Using DOE supercomputers, researchers are training powerful AI models that learn from text, images, and energy data across many institutions—without sharing sensitive data—to accelerate discovery, strengthen the power grid, and enable secure scientific collaboration.
This project advances privacy-preserving federated learning (PPFL) to enable the training of large-scale foundation models (FMs) on sensitive, multimodal scientific data distributed across institutions. By leveraging the Department of Energy’s (DOE) high-performance computing (HPC) facilities—including Frontier, Aurora, Polaris, and Perlmutter—the research team will train FMs in four key areas: extracting knowledge from scientific text, interpreting high-resolution imaging data from DOE light sources, forecasting building energy consumption using national building datasets, and modeling electric grid operations through graph-based learning. These models will be developed without centralizing data, preserving privacy while enabling collaborative AI development across national laboratories and universities.

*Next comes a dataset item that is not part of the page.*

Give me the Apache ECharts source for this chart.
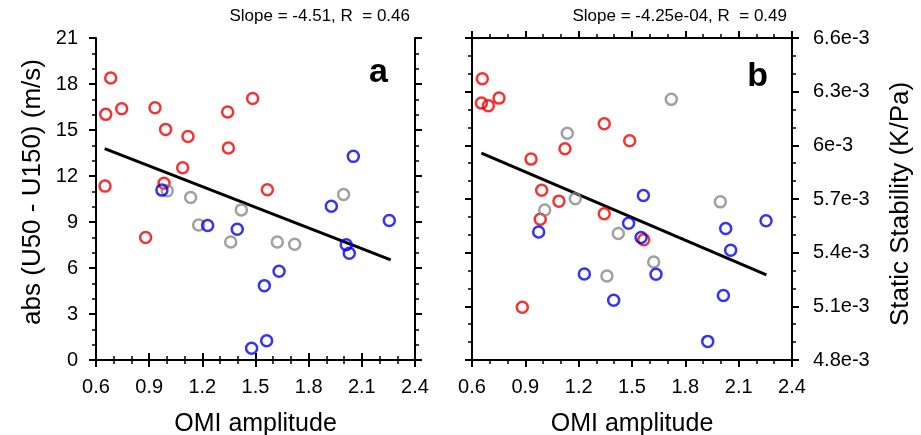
<!DOCTYPE html>
<html>
<head>
<meta charset="utf-8">
<script src="https://cdn.jsdelivr.net/npm/echarts@6/dist/echarts.min.js"></script>
<style>
html,body{margin:0;padding:0;background:#fff;}
#chart{width:921px;height:435px;}
</style>
</head>
<body>
<div id="chart"></div>
<script>
// ---------- data ----------
// Panel a: abs(U50 - U150) (m/s) vs OMI amplitude
const redA = [[0.683,18.39],[0.655,16.02],[0.745,16.39],[0.933,16.45],[0.993,15.04],[1.119,14.58],[1.343,16.17],[1.484,17.06],[1.347,13.82],[1.089,12.54],[0.651,11.34],[0.984,11.53],[1.567,11.10],[0.880,7.99]];
const grayA = [[1.002,11.03],[1.134,10.60],[1.420,9.79],[1.179,8.81],[1.360,7.70],[1.623,7.70],[1.721,7.55],[1.997,10.79]];
const blueA = [[0.972,11.08],[1.230,8.77],[1.397,8.53],[2.052,13.28],[1.928,10.03],[2.012,7.51],[2.029,6.96],[2.255,9.10],[1.633,5.79],[1.550,4.85],[1.563,1.26],[1.478,0.76]];
const fitA = [[0.649,13.78],[2.263,6.53]];
// Panel b: Static stability (K/Pa) vs OMI amplitude
const redB = [[0.658,6.372e-3],[0.653,6.236e-3],[0.692,6.221e-3],[0.752,6.264e-3],[1.344,6.121e-3],[1.487,6.026e-3],[1.123,5.981e-3],[0.932,5.923e-3],[0.992,5.749e-3],[1.089,5.688e-3],[0.984,5.587e-3],[1.344,5.617e-3],[1.566,5.472e-3],[0.883,5.095e-3]];
const grayB = [[1.721,6.257e-3],[1.136,6.067e-3],[1.181,5.701e-3],[1.009,5.638e-3],[1.423,5.507e-3],[1.622,5.348e-3],[1.359,5.270e-3],[1.997,5.684e-3]];
const blueB = [[0.975,5.516e-3],[1.232,5.281e-3],[1.397,5.134e-3],[1.564,5.720e-3],[1.481,5.565e-3],[1.551,5.485e-3],[1.635,5.279e-3],[1.926,4.904e-3],[2.014,5.160e-3],[2.027,5.535e-3],[2.055,5.414e-3],[2.254,5.578e-3]];
const fitB = [[0.653,5.957e-3],[2.256,5.276e-3]];
// axes ranges [min, max, interval]
const xRange = [0.6, 2.4, 0.3];
const yRangeA = [0, 21, 3];
const yRangeB = [0.0048, 0.0066, 0.0003];
const titleA = 'Slope = -4.51, R  = 0.46';
const titleB = 'Slope = -4.25e-04, R  = 0.49';
const xName = 'OMI amplitude';
const yNameA = 'abs (U50 - U150) (m/s)';
const yNameB = 'Static Stability (K/Pa)';

// ---------- chart ----------
const FONT = '"Liberation Sans", Arial, Helvetica, sans-serif';
const chart = echarts.init(document.getElementById('chart'), null, {renderer:'canvas'});
const axLine = {show:true, lineStyle:{color:'#000', width:2}};
const axTick = {show:true, inside:false, length:7, lineStyle:{color:'#000', width:2}};
const minTick = {show:true, splitNumber:3, length:4, lineStyle:{color:'#000', width:1.5}};
const lblStyle = {color:'#000', fontSize:20, fontFamily:FONT};

function xAx(grid, pos, labels){
  return {
    type:'value', gridIndex:grid, position:pos,
    min:xRange[0], max:xRange[1], interval:xRange[2],
    axisLine:axLine, axisTick:axTick, minorTick:minTick,
    splitLine:{show:false}, minorSplitLine:{show:false},
    axisLabel:{show:labels, margin:17, ...lblStyle, formatter:v=>(+v.toFixed(1)).toString()},
    name: labels ? xName : '', nameLocation:'middle', nameGap:52,
    nameTextStyle:{color:'#000', fontSize:25, fontFamily:FONT}
  };
}
function yAx(grid, pos, range, labels, name, fmt, margin, nameGap, pad){
  return {
    type:'value', gridIndex:grid, position:pos,
    min:range[0], max:range[1], interval:range[2],
    axisLine:axLine, axisTick:axTick, minorTick:minTick,
    splitLine:{show:false}, minorSplitLine:{show:false},
    axisLabel:{show:labels, margin:margin, ...lblStyle, formatter:fmt},
    name: labels ? name : '', nameLocation:'middle', nameGap:nameGap,
    nameTextStyle:{color:'#000', fontSize:26, fontFamily:FONT, padding:pad}
  };
}
const fmtA = v => String(Math.round(v));
const fmtB = v => (+(v*1000).toFixed(1)) + 'e-3';

function scat(data, color, xi, yi){
  return {type:'scatter', data:data, xAxisIndex:xi, yAxisIndex:yi,
    symbol:'circle', symbolSize:11,
    itemStyle:{color:'rgba(0,0,0,0)', borderColor:color, borderWidth:2.5}, z:3, silent:true};
}
function fit(data, xi, yi){
  return {type:'line', data:data, xAxisIndex:xi, yAxisIndex:yi, symbol:'none',
    lineStyle:{color:'#000', width:3}, z:2, silent:true};
}
const RED='#f00000', GRAY='#888888', BLUE='#0000f0';

chart.setOption({
  backgroundColor:'#fff',
  animation:false,
  title:[
    {text:titleA, right:506, top:3, textStyle:{color:'#000', fontSize:17, fontWeight:'normal', fontFamily:FONT}},
    {text:titleB, right:129, top:3, textStyle:{color:'#000', fontSize:17, fontWeight:'normal', fontFamily:FONT}},
    {text:'a', right:528, top:51, textStyle:{color:'#000', fontSize:34, fontWeight:'bold', fontFamily:FONT}},
    {text:'b', right:148, top:55, textStyle:{color:'#000', fontSize:34, fontWeight:'bold', fontFamily:FONT}}
  ],
  grid:[
    {left:96, right:506, top:38, bottom:75, outerBoundsMode:'none', containLabel:false},
    {left:472, right:129, top:38, bottom:75, outerBoundsMode:'none', containLabel:false}
  ],
  xAxis:[ xAx(0,'bottom',true), xAx(0,'top',false), xAx(1,'bottom',true), xAx(1,'top',false) ],
  yAxis:[
    yAx(0,'left',yRangeA,true,yNameA,fmtA,18,50,[0,0,0,14]),
    yAx(0,'right',yRangeA,false,'',fmtA,18,50,0),
    yAx(1,'left',yRangeB,false,'',fmtB,18,50,0),
    yAx(1,'right',yRangeB,true,yNameB,fmtB,21,96,[0,10,0,0])
  ],
  series:[
    fit(fitA,0,0),
    scat(redA,RED,0,0), scat(grayA,GRAY,0,0), scat(blueA,BLUE,0,0),
    fit(fitB,2,3),
    scat(redB,RED,2,3), scat(grayB,GRAY,2,3), scat(blueB,BLUE,2,3)
  ]
});
</script>
</body>
</html>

The project supports DOE’s mission by delivering AI capabilities that enhance energy resilience, scientific discovery, and secure collaboration. The PPFL framework will integrate scalable optimization and privacy- preserving mechanisms—such as adaptive compression, federated pruning, and differential privacy—to reduce communication costs and safeguard sensitive data. The outcomes will establish a foundation for collaboratively training foundation models on multiple DOE’s exascale systems, contributing to breakthroughs in imaging science, biomedical science, and grid modernization, while setting a precedent for secure, multi-institutional research at leadership computing scale.